◆ **What is needed**: Start at the line containing "Clone this chart in D3.js.", stop at the line containing "d3.scaleLinear().domain([0, 30000]).range([417.5, 116.5]);", and please reproduce every line in between, both ends included, without pictures.

(Figure scripts)
* * *

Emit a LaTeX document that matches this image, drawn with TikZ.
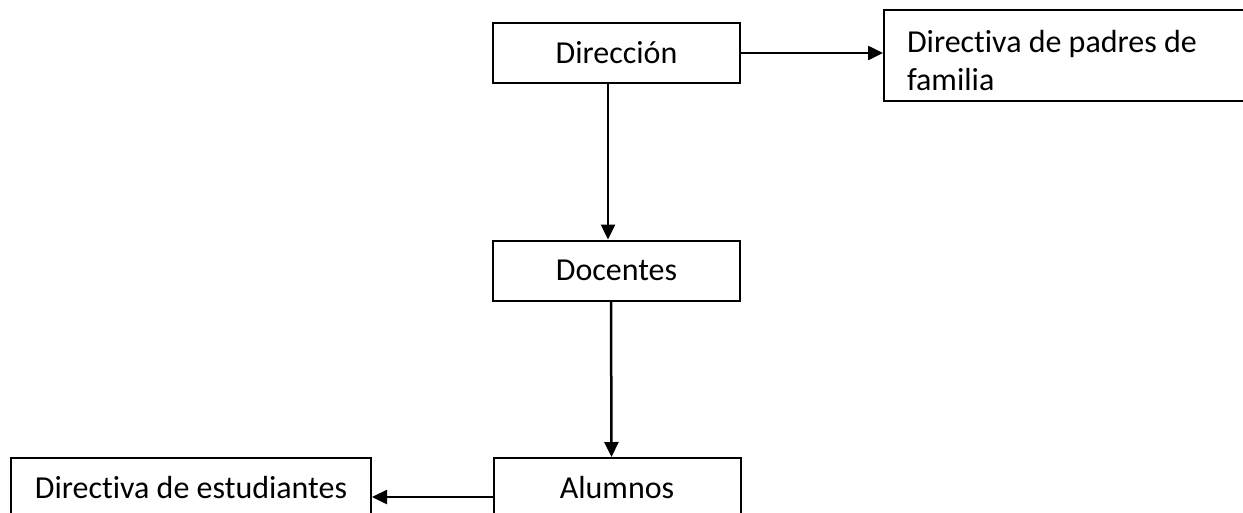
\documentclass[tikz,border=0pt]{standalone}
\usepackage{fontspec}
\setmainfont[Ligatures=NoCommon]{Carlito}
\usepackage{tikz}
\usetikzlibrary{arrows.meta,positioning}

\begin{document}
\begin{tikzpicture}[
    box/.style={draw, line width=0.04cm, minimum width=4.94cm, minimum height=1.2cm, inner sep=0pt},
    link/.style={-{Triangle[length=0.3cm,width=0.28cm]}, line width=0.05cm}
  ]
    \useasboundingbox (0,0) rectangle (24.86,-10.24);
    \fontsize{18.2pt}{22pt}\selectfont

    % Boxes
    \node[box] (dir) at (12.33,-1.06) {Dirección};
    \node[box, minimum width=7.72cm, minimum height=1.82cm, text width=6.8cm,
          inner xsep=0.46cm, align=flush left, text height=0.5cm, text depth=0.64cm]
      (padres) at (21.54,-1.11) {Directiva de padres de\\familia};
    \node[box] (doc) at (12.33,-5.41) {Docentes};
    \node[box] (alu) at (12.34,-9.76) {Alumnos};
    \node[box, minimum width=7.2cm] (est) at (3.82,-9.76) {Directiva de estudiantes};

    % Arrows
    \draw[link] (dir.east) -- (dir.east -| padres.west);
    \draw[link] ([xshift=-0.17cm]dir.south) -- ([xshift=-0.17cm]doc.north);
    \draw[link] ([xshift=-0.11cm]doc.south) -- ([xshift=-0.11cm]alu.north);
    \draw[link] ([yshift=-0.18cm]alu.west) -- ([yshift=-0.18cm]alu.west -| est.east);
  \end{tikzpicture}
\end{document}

* * *

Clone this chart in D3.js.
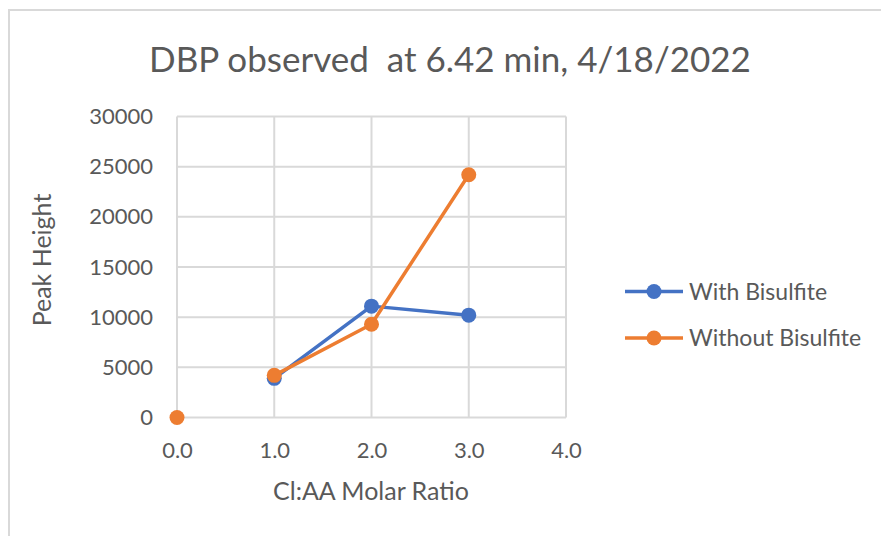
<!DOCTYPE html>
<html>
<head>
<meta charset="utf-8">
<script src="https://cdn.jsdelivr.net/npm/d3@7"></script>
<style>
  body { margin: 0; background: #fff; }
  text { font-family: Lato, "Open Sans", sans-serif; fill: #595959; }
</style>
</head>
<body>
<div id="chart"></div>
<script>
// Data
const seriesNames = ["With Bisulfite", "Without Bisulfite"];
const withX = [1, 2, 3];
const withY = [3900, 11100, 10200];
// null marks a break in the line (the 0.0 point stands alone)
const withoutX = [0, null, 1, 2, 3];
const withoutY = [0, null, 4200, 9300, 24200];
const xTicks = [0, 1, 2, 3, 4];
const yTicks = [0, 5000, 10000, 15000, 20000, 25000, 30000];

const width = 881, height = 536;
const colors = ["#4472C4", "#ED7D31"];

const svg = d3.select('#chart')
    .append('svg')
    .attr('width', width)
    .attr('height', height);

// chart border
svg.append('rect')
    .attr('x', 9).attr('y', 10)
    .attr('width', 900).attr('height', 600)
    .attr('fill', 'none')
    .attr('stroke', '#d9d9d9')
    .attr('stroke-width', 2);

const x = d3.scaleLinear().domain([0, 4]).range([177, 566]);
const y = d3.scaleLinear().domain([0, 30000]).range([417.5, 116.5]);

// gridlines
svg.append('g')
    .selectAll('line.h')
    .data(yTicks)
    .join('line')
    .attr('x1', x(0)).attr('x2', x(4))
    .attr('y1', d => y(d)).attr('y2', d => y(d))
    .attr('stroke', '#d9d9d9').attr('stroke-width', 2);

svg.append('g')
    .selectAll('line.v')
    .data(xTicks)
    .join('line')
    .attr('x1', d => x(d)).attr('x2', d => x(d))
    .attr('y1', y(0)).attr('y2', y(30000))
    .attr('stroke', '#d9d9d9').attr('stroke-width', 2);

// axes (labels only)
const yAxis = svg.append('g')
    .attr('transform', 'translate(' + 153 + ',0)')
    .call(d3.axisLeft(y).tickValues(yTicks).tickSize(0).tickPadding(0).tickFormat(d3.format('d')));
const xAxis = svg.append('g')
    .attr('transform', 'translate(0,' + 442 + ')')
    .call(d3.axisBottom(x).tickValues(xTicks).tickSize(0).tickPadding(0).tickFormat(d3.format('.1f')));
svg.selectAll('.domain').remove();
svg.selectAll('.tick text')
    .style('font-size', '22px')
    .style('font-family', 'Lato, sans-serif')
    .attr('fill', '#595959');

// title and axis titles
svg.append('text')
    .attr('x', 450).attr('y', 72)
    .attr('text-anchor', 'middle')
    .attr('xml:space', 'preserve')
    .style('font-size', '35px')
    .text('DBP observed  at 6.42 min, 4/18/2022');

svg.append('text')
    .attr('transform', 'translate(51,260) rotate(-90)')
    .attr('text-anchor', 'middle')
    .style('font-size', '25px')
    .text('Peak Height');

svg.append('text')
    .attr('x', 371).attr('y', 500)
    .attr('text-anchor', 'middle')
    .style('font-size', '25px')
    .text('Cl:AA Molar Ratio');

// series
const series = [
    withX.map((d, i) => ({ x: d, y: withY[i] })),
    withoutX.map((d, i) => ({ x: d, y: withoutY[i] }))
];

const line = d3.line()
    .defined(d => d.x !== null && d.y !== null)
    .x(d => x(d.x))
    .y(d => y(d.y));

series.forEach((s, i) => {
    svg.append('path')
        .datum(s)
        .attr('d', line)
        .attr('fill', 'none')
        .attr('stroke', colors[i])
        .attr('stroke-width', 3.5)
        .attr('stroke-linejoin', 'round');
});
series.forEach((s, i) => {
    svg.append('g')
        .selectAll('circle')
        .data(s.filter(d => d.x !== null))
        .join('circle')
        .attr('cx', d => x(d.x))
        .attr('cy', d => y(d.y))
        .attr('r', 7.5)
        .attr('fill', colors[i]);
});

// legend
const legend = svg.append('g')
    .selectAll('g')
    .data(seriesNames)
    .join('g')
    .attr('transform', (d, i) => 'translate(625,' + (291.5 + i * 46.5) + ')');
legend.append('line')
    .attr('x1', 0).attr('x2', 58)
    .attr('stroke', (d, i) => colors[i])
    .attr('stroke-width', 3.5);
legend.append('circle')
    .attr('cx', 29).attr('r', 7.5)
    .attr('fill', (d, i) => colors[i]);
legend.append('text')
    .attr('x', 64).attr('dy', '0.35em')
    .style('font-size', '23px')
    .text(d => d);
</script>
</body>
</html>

* * *

◆ **Answer in full**:
Clone this chart in D3.js.
<!DOCTYPE html>
<html>
<head>
<meta charset="utf-8">
<script src="https://cdn.jsdelivr.net/npm/d3@7"></script>
<style>
  body { margin: 0; background: #fff; }
  text { font-family: Lato, "Open Sans", sans-serif; fill: #595959; }
</style>
</head>
<body>
<div id="chart"></div>
<script>
// Data
const seriesNames = ["With Bisulfite", "Without Bisulfite"];
const withX = [1, 2, 3];
const withY = [3900, 11100, 10200];
// null marks a break in the line (the 0.0 point stands alone)
const withoutX = [0, null, 1, 2, 3];
const withoutY = [0, null, 4200, 9300, 24200];
const xTicks = [0, 1, 2, 3, 4];
const yTicks = [0, 5000, 10000, 15000, 20000, 25000, 30000];

const width = 881, height = 536;
const colors = ["#4472C4", "#ED7D31"];

const svg = d3.select('#chart')
    .append('svg')
    .attr('width', width)
    .attr('height', height);

// chart border
svg.append('rect')
    .attr('x', 9).attr('y', 10)
    .attr('width', 900).attr('height', 600)
    .attr('fill', 'none')
    .attr('stroke', '#d9d9d9')
    .attr('stroke-width', 2);

const x = d3.scaleLinear().domain([0, 4]).range([177, 566]);
const y = d3.scaleLinear().domain([0, 30000]).range([417.5, 116.5]);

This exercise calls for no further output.